Personal details
- Born: William Lane Watkins November 26, 1852 Baltimore, Maryland
- Died: December 31, 1929 (aged 77) Mitchellville, Maryland
- Spouse: Jane E Turner
- Children: Wilson Watkins, Susie J (Watkins) Owens, William C. Watkins, Maud Watkins, Blanch Watkins, Harry Brook Watkins
- Parent(s): William H Watkins, Susan M Bowie (also spelled Buoy, Bowy, Bone or Bonie)
- Alma mater: New Bedford High School Boston University School of Medicine
- Profession: Physician, schoolteacher

= William Lane Watkins =

American physician

William Lane Watkins (1852-1929) was an African American physician and schoolteacher. He practiced medicine and was the teacher and principal of Mt. Nebo School for Colored Children in Prince George's County, Maryland, and was the first black man to graduate from the Boston University School of Medicine.

== Family, early life and education ==

William L Watkins was born in Baltimore, Maryland, in 1852. His father, William H Watkins, was a white man, born in Baltimore in about 1821. His mother, Susan Marie Bowie, was a mixed-race woman born into slavery in Prince George's County in about 1829. Prince George's County, in southern Maryland, was tobacco-producing country, where the majority of black residents in the early- to mid-1800s were enslaved, and the circumstances under which Susan escaped slavery are unclear. Since marriage between black and white persons was illegal in Maryland at the time, their marriage was not formally recorded and the date and location is unknown.

The family moved to New Bedford, Massachusetts, when William L Watkins was a child, and his father worked as a city messenger there, while his mother kept house. William Lane Watkins attended New Bedford High School, graduating in July, 1872. In 1873 he became a member of the first class to be accepted into the newly formed Boston University School of Medicine, and he graduated in 1876, the first black man to receive an MD from the school. (Rebecca Lee Crumpler, who received an MD from the New England Female Medical College in 1864, is considered the school's first black female graduate.)

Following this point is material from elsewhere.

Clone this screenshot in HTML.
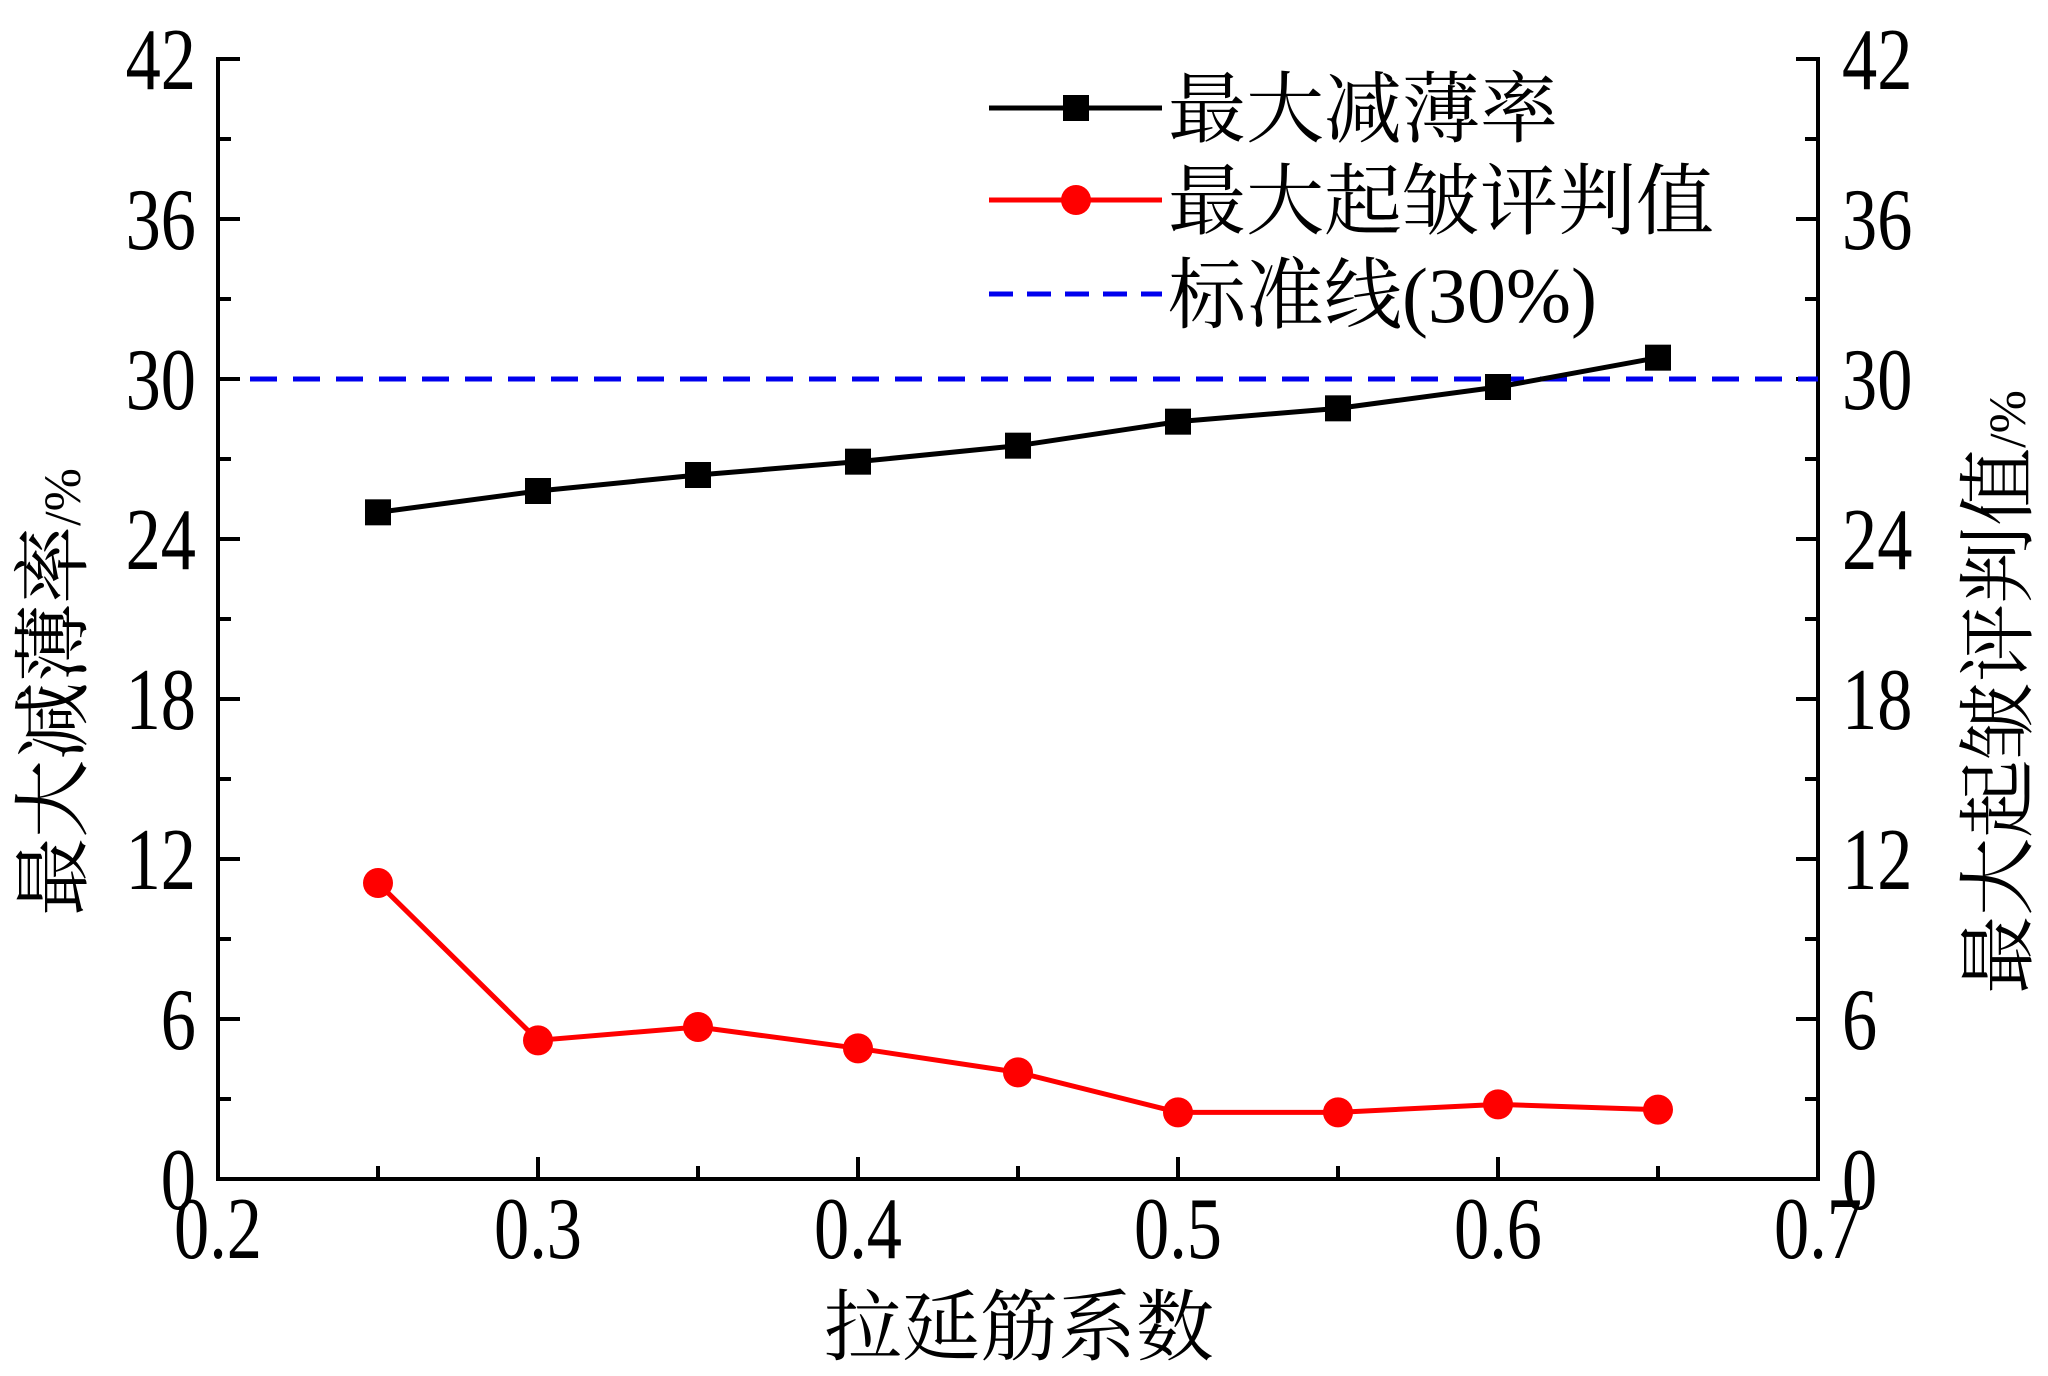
<!DOCTYPE html>
<html><head><meta charset="utf-8"><style>
html,body{margin:0;padding:0;background:#fff;}
svg{display:block;}
.tk{font-family:"Liberation Serif",serif;font-size:88px;fill:#000;}
.cj{font-family:"Liberation Serif","Noto Serif CJK SC","Noto Sans CJK SC",serif;font-size:78px;fill:#000;}
</style></head><body>
<svg id="chart" width="2048" height="1376" viewBox="0 0 2048 1376" xmlns="http://www.w3.org/2000/svg">
<g id="axes"></g>
<g id="marks"></g>
<g id="legend"></g>
<text class="cj" x="1019" y="1354" text-anchor="middle">拉延筋系数</text>
<text class="cj" transform="translate(80,692) rotate(-90)" text-anchor="middle">最大减薄率<tspan font-size="52">/%</tspan></text>
<text class="cj" transform="translate(2025,692) rotate(-90)" text-anchor="middle">最大起皱评判值<tspan font-size="52">/%</tspan></text>
</svg>
<script>
const xCats = [0.25,0.3,0.35,0.4,0.45,0.5,0.55,0.6,0.65];
const thinning = [25.0,25.8,26.4,26.9,27.5,28.4,28.9,29.7,30.8];
const wrinkle = [11.1,5.2,5.7,4.9,4.0,2.5,2.5,2.8,2.6];
const standard = 30;
const yTicks = [0,6,12,18,24,30,36,42];
const xTicks = [0.2,0.3,0.4,0.5,0.6,0.7];

const L=218,R=1818,T=59,B=1179;
const xS=v=>L+(v-0.2)/(0.7-0.2)*(R-L);
const yS=v=>B-v/42*(B-T);
const NS='http://www.w3.org/2000/svg';
function mk(tag,attrs,parent){const e=document.createElementNS(NS,tag);for(const k in attrs)e.setAttribute(k,attrs[k]);parent.appendChild(e);return e;}
const axes=document.getElementById('axes'),marks=document.getElementById('marks'),legend=document.getElementById('legend');
const SX=0.8;

let e;
e=mk('line',{x1:L,y1:T-2,x2:L,y2:B,stroke:'#000','stroke-width':4},axes);


e=mk('line',{x1:R,y1:T-2,x2:R,y2:B,stroke:'#000','stroke-width':4},axes);


e=mk('line',{x1:L-2,y1:B,x2:R+2,y2:B,stroke:'#000','stroke-width':4},axes);



for(let v=0;v<=42;v+=3){
  const y=yS(v),len=(v%6===0)?22:13;
  mk('line',{x1:L,y1:y,x2:L+len,y2:y,stroke:'#000','stroke-width':4},axes);
  mk('line',{x1:R,y1:y,x2:R-len,y2:y,stroke:'#000','stroke-width':4},axes);
}
yTicks.forEach(v=>{
  const y=yS(v)+30;
  let t=mk('text',{transform:'translate('+(L-22)+','+y+') scale('+SX+',1)','text-anchor':'end',class:'tk'},axes);t.textContent=v;
  
  
  t=mk('text',{transform:'translate('+(R+24)+','+y+') scale('+SX+',1)','text-anchor':'start',class:'tk'},axes);t.textContent=v;
  
  
});
for(let i=0;i<=10;i++){
  const v=0.2+i*0.05,x=xS(v),len=(i%2===0)?22:13;
  mk('line',{x1:x,y1:B,x2:x,y2:B-len,stroke:'#000','stroke-width':4},axes);
}
xTicks.forEach(v=>{
  const t=mk('text',{transform:'translate('+xS(v)+',1258) scale('+SX+',1)','text-anchor':'middle',class:'tk'},axes);t.textContent=v.toFixed(1);
  
  
});

e=mk('line',{x1:xS(0.21),y1:yS(standard),x2:R,y2:yS(standard),stroke:'#0000ee','stroke-width':5,'stroke-dasharray':'27 16'},marks);



e=mk('polyline',{points:xCats.map((x,i)=>xS(x)+','+yS(thinning[i])).join(' '),fill:'none',stroke:'#000','stroke-width':5},marks);


xCats.forEach((x,i)=>{
  const r=mk('rect',{x:xS(x)-13,y:yS(thinning[i])-13,width:26,height:26,fill:'#000'},marks);
  
  
});
e=mk('polyline',{points:xCats.map((x,i)=>xS(x)+','+yS(wrinkle[i])).join(' '),fill:'none',stroke:'#f00','stroke-width':5},marks);


xCats.forEach((x,i)=>{
  const c=mk('circle',{cx:xS(x),cy:yS(wrinkle[i]),r:15,fill:'#f00'},marks);
  
  
});

const lg=[['最大减薄率','#000','sq',108],['最大起皱评判值','#f00','ci',200],['标准线(30%)','#0000ee','da',294]];
lg.forEach(([lab,col,m,y])=>{
  const g=mk('g',{},legend);
  
  
  if(m==='da') mk('line',{x1:989,y1:y,x2:1162,y2:y,stroke:col,'stroke-width':5,'stroke-dasharray':'24 14'},g);
  else mk('line',{x1:989,y1:y,x2:1162,y2:y,stroke:col,'stroke-width':5},g);
  if(m==='sq') mk('rect',{x:1063,y:y-13,width:26,height:26,fill:col},g);
  if(m==='ci') mk('circle',{cx:1076,cy:y,r:15,fill:col},g);
  const t=mk('text',{x:1168,y:y+28,class:'cj'},g);t.textContent=lab;
});
</script>
</body></html>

His medical school thesis, on an herb called jaborandi, was published as an article by the homeopathic journal New England Medical Gazette in 1876: this is his only known publication.

== Career ==

Unable to establish a medical practice in Massachusetts, Watkins moved back to Baltimore after receiving his degree and found work in the U.S. Customs Office, where he met a trustee of the Mt. Nebo African Methodist Episcopal (A.M.E.) church with an interest in the newly established Mount Nebo (Colored) Elementary School in Queen Anne Town (now Queen Anne, Maryland), Prince George's County. He accepted a position as schoolteacher and boarded for a time with Wilson Turner, a trustee of the school, and his family. In 1878, he married Wilson Turner's daughter Jane E Turner, and the two eventually had 10 children, of whom 6 are known to have survived infancy. The family faced down white opposition in order to move into the Queen Anne city limits from the countryside where black residents of the county then lived. Jane Watkins was postmistress for Queen Anne circa 1890-1911, and William Watkins served as the local doctor, managed the Mount Nebo Elementary School, and was politically active in the Maryland Republican party. He was one of the first African Americans to serve as a delegate to the Republican Central Committee for the state, and was nominated as a candidate from Bowie as late as 1921.

== Later life and legacy ==

Two of the Watkins daughters died in the 1918-1920 influenza pandemic, leaving Dr. and Mrs. Watkins to raise two grandsons. William Watkins lived in Prince George's County until his death in 1929 at age 77.

In 2022, Boston University's Chobanian & Avedisian School of Medicine recognized Watkins with an exhibit at the school's Alumni Memorial Library.